CASC tech specs, which I feel are very reasonable, suggest that roll bar
mounts to sheet metal should have a metal plate of say 24 square inches (4"
by 6"), of .125 steel, with a matching plate under the mount, so that the
sheet metal is in a sandwich of .125" steel. The plates should be bolted
together with four 3/8" grade 5 (minimum) bolts per plate. A very good
suggestion is to install a lower cross-member between the legs of the main
hoop as close as possible to the floor, making the hoop a continuous circle
and strengthening the floor pan against side impacts.
If the car has a perimeter frame then mounting the cage to it makes a ton
of sense. If the car is unit body or a backbone frame, then mounting to
sheet metal begins to be the best way to go. Using common sense is key -
the frame has to be mounted to *strong* parts of the car to be of any use
whatsoever. Same goes for seats and belts.
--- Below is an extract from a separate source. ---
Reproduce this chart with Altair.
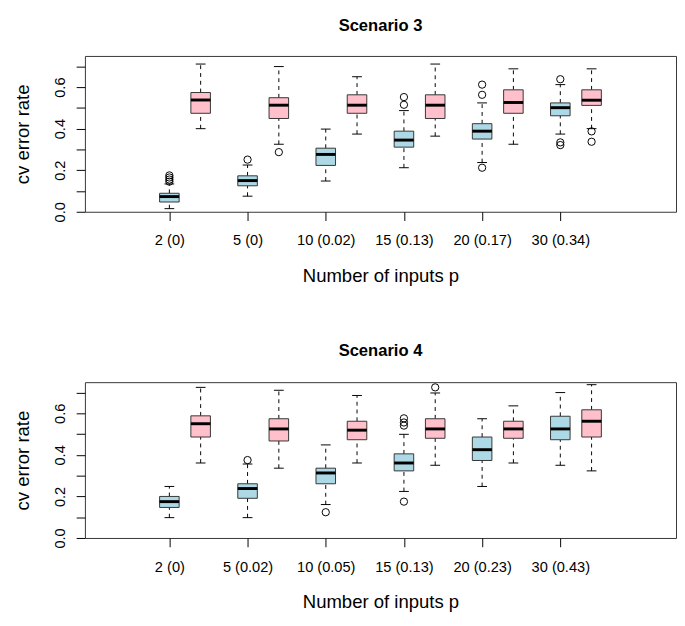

One way to imagine the roll
cage is as the "center" of the car. The driver is inside the "center" and
the car is bolted to the outside of the "center". The cage's job is to
keep everything outside out, and to keep whatever is inside in. So you
build a cage that just naturally keeps both the car and other cars, and the
ground, outside the perimeter of the cage and keeps you safe inside.
Brian
At 02:03 PM 03/23/2000 -0500, Joseph_Chimbolo@hyperion.com wrote:
>Rollbars, From what I have seen the Autopower bar is good. Installed to
>sheetmetal is done all the time. The more bars distributing the load the
>better. However, I am not a pro fabricator, but mounting directly to a
>chassis
>is always better. I think most professional car builders will ask you one
>simple question, "What is your life worth?". Right now you have a basic
>hoop,
>not much of a hassel to change. If you have the resources, put in the welded,
>chassis mount cage. Better is better. Feeling safe in the car knowing things
>are done properly will give you an extra measure of comfort when you decide to
>try that "late braking" move you just read all about.